▶ **The exercise**:
Skip the pictures and quote all of the lines exactly.

▶ **Data shown**:
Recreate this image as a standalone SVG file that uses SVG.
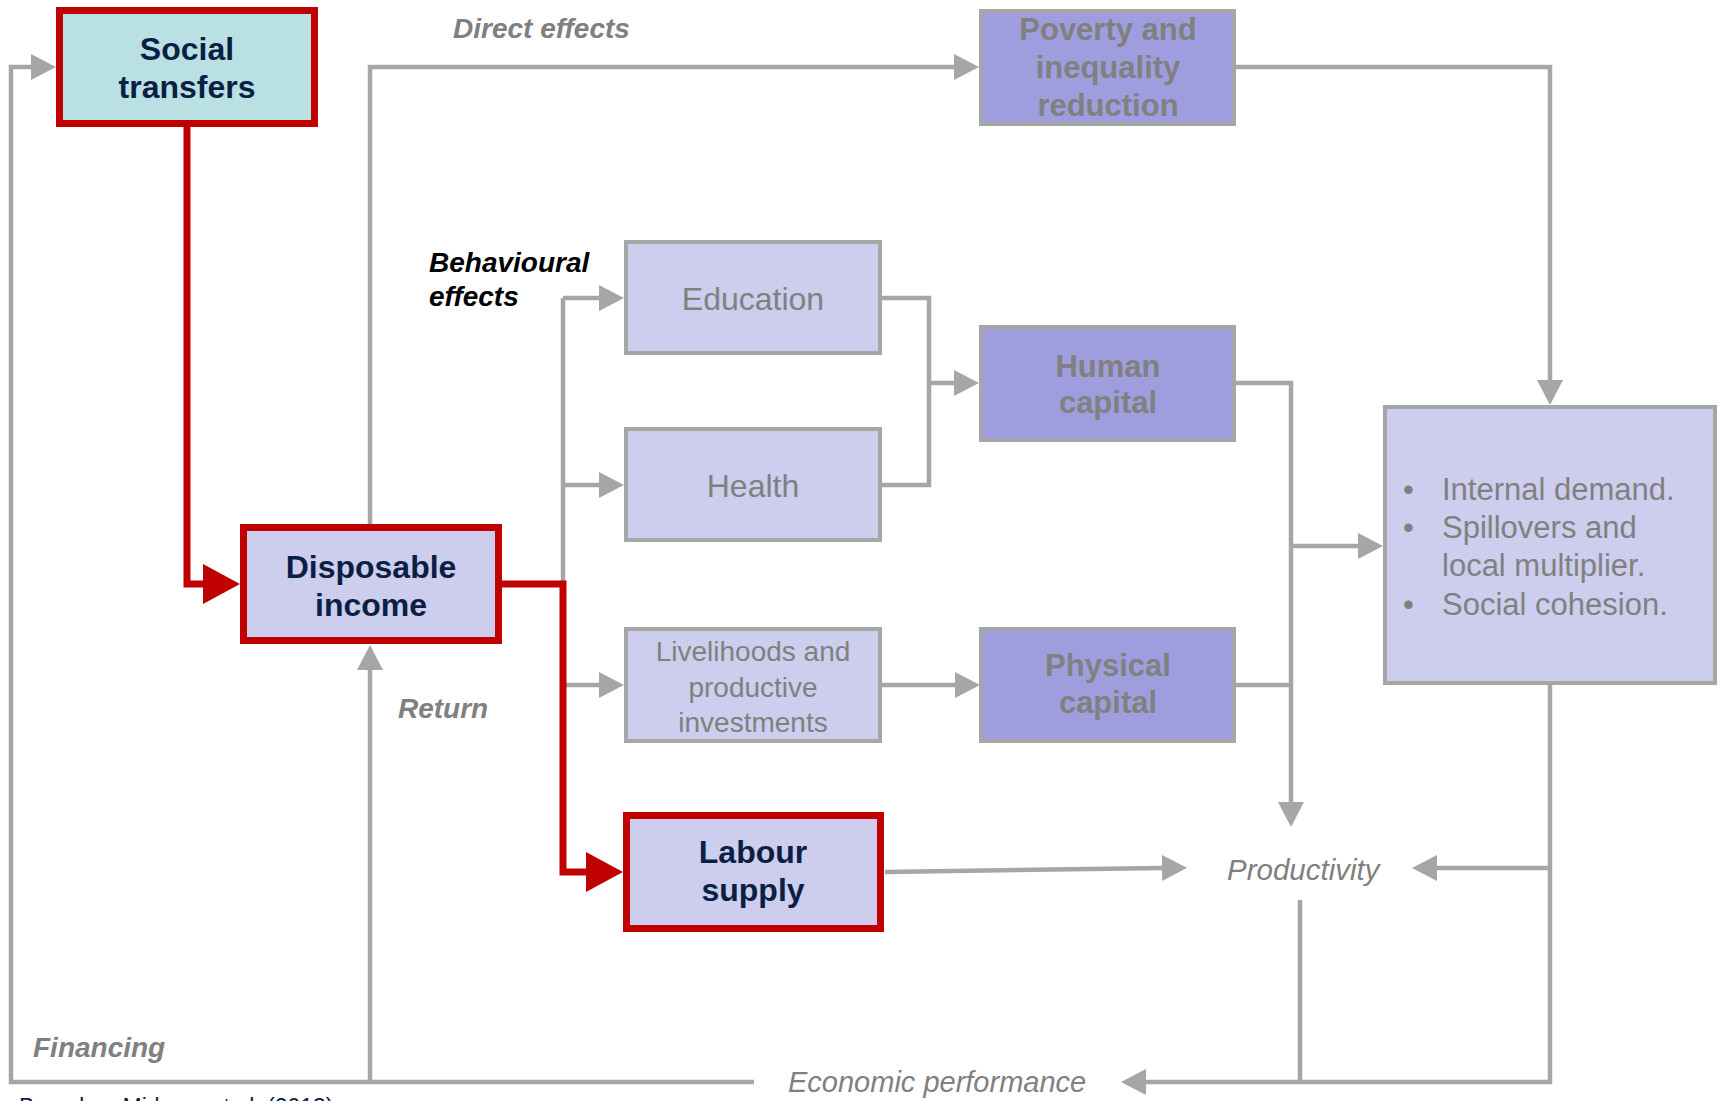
<svg xmlns="http://www.w3.org/2000/svg" width="1723" height="1101" viewBox="0 0 1723 1101">
<style>
text{font-family:"Liberation Sans",Arial,sans-serif}
.g{fill:none;stroke:#A6A6A6;stroke-width:4.5;stroke-linejoin:miter}
.r{fill:none;stroke:#C00000;stroke-width:7;stroke-linejoin:miter}
.red{stroke:#C00000;stroke-width:7}
.light{fill:#CDCDEE;stroke:#A6A6A6;stroke-width:4}
.dark{fill:#9E9EDE;stroke:#A6A6A6;stroke-width:4}
.tb{font-weight:bold;font-size:32px;fill:#0B1F45;text-anchor:middle}
.tg{font-weight:bold;font-size:31px;fill:#808080;text-anchor:middle}
.tn{font-size:32px;fill:#808080;text-anchor:middle}
.ts{font-size:28px;fill:#808080;text-anchor:middle}
.lb{font-weight:bold;font-style:italic;font-size:28px;fill:#808080}
.li{font-style:italic;font-size:29.5px;fill:#808080}
.bl{font-size:31px;fill:#808080}
</style>
<defs>
<marker id="ag" markerUnits="userSpaceOnUse" viewBox="0 0 26 26" markerWidth="26" markerHeight="26" refX="1" refY="13" orient="auto"><path d="M0,0 L25,13 L0,26 Z" fill="#A6A6A6"/></marker>
<marker id="ar" markerUnits="userSpaceOnUse" viewBox="0 0 38 40" markerWidth="38" markerHeight="40" refX="1" refY="20" orient="auto"><path d="M0,0 L37,20 L0,40 Z" fill="#C00000"/></marker>
</defs>
<rect width="1723" height="1101" fill="#FFFFFF"/>
<g id="connectors">
<path class="g" d="M370,524 V67 H955" marker-end="url(#ag)"/>
<path class="g" d="M1236,67 H1550 V381" marker-end="url(#ag)"/>
<path class="g" d="M563,298 V685"/>
<path class="g" d="M563,298 H600" marker-end="url(#ag)"/>
<path class="g" d="M563,485 H600" marker-end="url(#ag)"/>
<path class="g" d="M563,685 H600" marker-end="url(#ag)"/>
<path class="g" d="M882,298 H929 V485 H882"/>
<path class="g" d="M929,383 H955" marker-end="url(#ag)"/>
<path class="g" d="M882,685 H956" marker-end="url(#ag)"/>
<path class="g" d="M1236,383 H1291 V803" marker-end="url(#ag)"/>
<path class="g" d="M1236,685 H1291"/>
<path class="g" d="M1291,546 H1359" marker-end="url(#ag)"/>
<path class="g" d="M885,872 L1163,868" marker-end="url(#ag)"/>
<path class="g" d="M1550,684 V1082 H1145" marker-end="url(#ag)"/>
<path class="g" d="M1550,868 H1436" marker-end="url(#ag)"/>
<path class="g" d="M1300,900 V1082"/>
<path class="g" d="M754,1082 H11 V67 H32" marker-end="url(#ag)"/>
<path class="g" d="M370,1082 V669" marker-end="url(#ag)"/>
<path class="r" d="M187,127 V584 H204" marker-end="url(#ar)"/>
<path class="r" d="M502,584 H563 V872 H587" marker-end="url(#ar)"/>
</g>
<g id="labels">
<text class="lb" x="453" y="38">Direct effects</text>
<text class="lb" x="429" y="272" fill="#000000" style="fill:#000000">Behavioural</text>
<text class="lb" x="429" y="306" style="fill:#000000">effects</text>
<text class="lb" x="398" y="718">Return</text>
<text class="lb" x="33" y="1057">Financing</text>
<text class="li" x="1227" y="880">Productivity</text>
<text class="li" x="788" y="1092" style="font-size:29px">Economic performance</text>
<text x="19" y="1115" style="font-size:23px;fill:#0B1F45">Based on Mideros et al. (2013)</text>
</g>
<g id="social-transfers">
<rect x="59.5" y="10.5" width="255" height="113" fill="#B9E0E2" class="red"/>
<text class="tb" x="187" y="60">Social</text>
<text class="tb" x="187" y="98">transfers</text>
</g>
<g id="disposable-income">
<rect x="243.5" y="527.5" width="255" height="113" fill="#CDCDEE" class="red"/>
<text class="tb" x="371" y="578">Disposable</text>
<text class="tb" x="371" y="616">income</text>
</g>
<g id="labour-supply">
<rect x="626.5" y="815.5" width="254" height="113" fill="#CDCDEE" class="red"/>
<text class="tb" x="753" y="863">Labour</text>
<text class="tb" x="753" y="901">supply</text>
</g>
<g id="education">
<rect class="light" x="626" y="242" width="254" height="111"/>
<text class="tn" x="753" y="310">Education</text>
</g>
<g id="health">
<rect class="light" x="626" y="429" width="254" height="111"/>
<text class="tn" x="753" y="497">Health</text>
</g>
<g id="livelihoods">
<rect class="light" x="626" y="629" width="254" height="112"/>
<text class="ts" x="753" y="661">Livelihoods and</text>
<text class="ts" x="753" y="697">productive</text>
<text class="ts" x="753" y="732">investments</text>
</g>
<g id="poverty">
<rect class="dark" x="981" y="11" width="253" height="113"/>
<text class="tg" x="1108" y="40">Poverty and</text>
<text class="tg" x="1108" y="78">inequality</text>
<text class="tg" x="1108" y="116">reduction</text>
</g>
<g id="human-capital">
<rect class="dark" x="981" y="327" width="253" height="113"/>
<text class="tg" x="1108" y="377">Human</text>
<text class="tg" x="1108" y="413">capital</text>
</g>
<g id="physical-capital">
<rect class="dark" x="981" y="629" width="253" height="112"/>
<text class="tg" x="1108" y="676">Physical</text>
<text class="tg" x="1108" y="713">capital</text>
</g>
<g id="effects">
<rect class="light" x="1385" y="407" width="330" height="276"/>
<text class="bl" x="1403" y="500">•</text>
<text class="bl" x="1442" y="500">Internal demand.</text>
<text class="bl" x="1403" y="538">•</text>
<text class="bl" x="1442" y="538">Spillovers and</text>
<text class="bl" x="1442" y="576">local multiplier.</text>
<text class="bl" x="1403" y="615">•</text>
<text class="bl" x="1442" y="615">Social cohesion.</text>
</g>
</svg>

▶ **Result**:
Recreate this image as a standalone SVG file that uses SVG.
<svg xmlns="http://www.w3.org/2000/svg" width="1723" height="1101" viewBox="0 0 1723 1101">
<style>
text{font-family:"Liberation Sans",Arial,sans-serif}
.g{fill:none;stroke:#A6A6A6;stroke-width:4.5;stroke-linejoin:miter}
.r{fill:none;stroke:#C00000;stroke-width:7;stroke-linejoin:miter}
.red{stroke:#C00000;stroke-width:7}
.light{fill:#CDCDEE;stroke:#A6A6A6;stroke-width:4}
.dark{fill:#9E9EDE;stroke:#A6A6A6;stroke-width:4}
.tb{font-weight:bold;font-size:32px;fill:#0B1F45;text-anchor:middle}
.tg{font-weight:bold;font-size:31px;fill:#808080;text-anchor:middle}
.tn{font-size:32px;fill:#808080;text-anchor:middle}
.ts{font-size:28px;fill:#808080;text-anchor:middle}
.lb{font-weight:bold;font-style:italic;font-size:28px;fill:#808080}
.li{font-style:italic;font-size:29.5px;fill:#808080}
.bl{font-size:31px;fill:#808080}
</style>
<defs>
<marker id="ag" markerUnits="userSpaceOnUse" viewBox="0 0 26 26" markerWidth="26" markerHeight="26" refX="1" refY="13" orient="auto"><path d="M0,0 L25,13 L0,26 Z" fill="#A6A6A6"/></marker>
<marker id="ar" markerUnits="userSpaceOnUse" viewBox="0 0 38 40" markerWidth="38" markerHeight="40" refX="1" refY="20" orient="auto"><path d="M0,0 L37,20 L0,40 Z" fill="#C00000"/></marker>
</defs>
<rect width="1723" height="1101" fill="#FFFFFF"/>
<g id="connectors">
<path class="g" d="M370,524 V67 H955" marker-end="url(#ag)"/>
<path class="g" d="M1236,67 H1550 V381" marker-end="url(#ag)"/>
<path class="g" d="M563,298 V685"/>
<path class="g" d="M563,298 H600" marker-end="url(#ag)"/>
<path class="g" d="M563,485 H600" marker-end="url(#ag)"/>
<path class="g" d="M563,685 H600" marker-end="url(#ag)"/>
<path class="g" d="M882,298 H929 V485 H882"/>
<path class="g" d="M929,383 H955" marker-end="url(#ag)"/>
<path class="g" d="M882,685 H956" marker-end="url(#ag)"/>
<path class="g" d="M1236,383 H1291 V803" marker-end="url(#ag)"/>
<path class="g" d="M1236,685 H1291"/>
<path class="g" d="M1291,546 H1359" marker-end="url(#ag)"/>
<path class="g" d="M885,872 L1163,868" marker-end="url(#ag)"/>
<path class="g" d="M1550,684 V1082 H1145" marker-end="url(#ag)"/>
<path class="g" d="M1550,868 H1436" marker-end="url(#ag)"/>
<path class="g" d="M1300,900 V1082"/>
<path class="g" d="M754,1082 H11 V67 H32" marker-end="url(#ag)"/>
<path class="g" d="M370,1082 V669" marker-end="url(#ag)"/>
<path class="r" d="M187,127 V584 H204" marker-end="url(#ar)"/>
<path class="r" d="M502,584 H563 V872 H587" marker-end="url(#ar)"/>
</g>
<g id="labels">
<text class="lb" x="453" y="38">Direct effects</text>
<text class="lb" x="429" y="272" fill="#000000" style="fill:#000000">Behavioural</text>
<text class="lb" x="429" y="306" style="fill:#000000">effects</text>
<text class="lb" x="398" y="718">Return</text>
<text class="lb" x="33" y="1057">Financing</text>
<text class="li" x="1227" y="880">Productivity</text>
<text class="li" x="788" y="1092" style="font-size:29px">Economic performance</text>
<text x="19" y="1115" style="font-size:23px;fill:#0B1F45">Based on Mideros et al. (2013)</text>
</g>
<g id="social-transfers">
<rect x="59.5" y="10.5" width="255" height="113" fill="#B9E0E2" class="red"/>
<text class="tb" x="187" y="60">Social</text>
<text class="tb" x="187" y="98">transfers</text>
</g>
<g id="disposable-income">
<rect x="243.5" y="527.5" width="255" height="113" fill="#CDCDEE" class="red"/>
<text class="tb" x="371" y="578">Disposable</text>
<text class="tb" x="371" y="616">income</text>
</g>
<g id="labour-supply">
<rect x="626.5" y="815.5" width="254" height="113" fill="#CDCDEE" class="red"/>
<text class="tb" x="753" y="863">Labour</text>
<text class="tb" x="753" y="901">supply</text>
</g>
<g id="education">
<rect class="light" x="626" y="242" width="254" height="111"/>
<text class="tn" x="753" y="310">Education</text>
</g>
<g id="health">
<rect class="light" x="626" y="429" width="254" height="111"/>
<text class="tn" x="753" y="497">Health</text>
</g>
<g id="livelihoods">
<rect class="light" x="626" y="629" width="254" height="112"/>
<text class="ts" x="753" y="661">Livelihoods and</text>
<text class="ts" x="753" y="697">productive</text>
<text class="ts" x="753" y="732">investments</text>
</g>
<g id="poverty">
<rect class="dark" x="981" y="11" width="253" height="113"/>
<text class="tg" x="1108" y="40">Poverty and</text>
<text class="tg" x="1108" y="78">inequality</text>
<text class="tg" x="1108" y="116">reduction</text>
</g>
<g id="human-capital">
<rect class="dark" x="981" y="327" width="253" height="113"/>
<text class="tg" x="1108" y="377">Human</text>
<text class="tg" x="1108" y="413">capital</text>
</g>
<g id="physical-capital">
<rect class="dark" x="981" y="629" width="253" height="112"/>
<text class="tg" x="1108" y="676">Physical</text>
<text class="tg" x="1108" y="713">capital</text>
</g>
<g id="effects">
<rect class="light" x="1385" y="407" width="330" height="276"/>
<text class="bl" x="1403" y="500">•</text>
<text class="bl" x="1442" y="500">Internal demand.</text>
<text class="bl" x="1403" y="538">•</text>
<text class="bl" x="1442" y="538">Spillovers and</text>
<text class="bl" x="1442" y="576">local multiplier.</text>
<text class="bl" x="1403" y="615">•</text>
<text class="bl" x="1442" y="615">Social cohesion.</text>
</g>
</svg>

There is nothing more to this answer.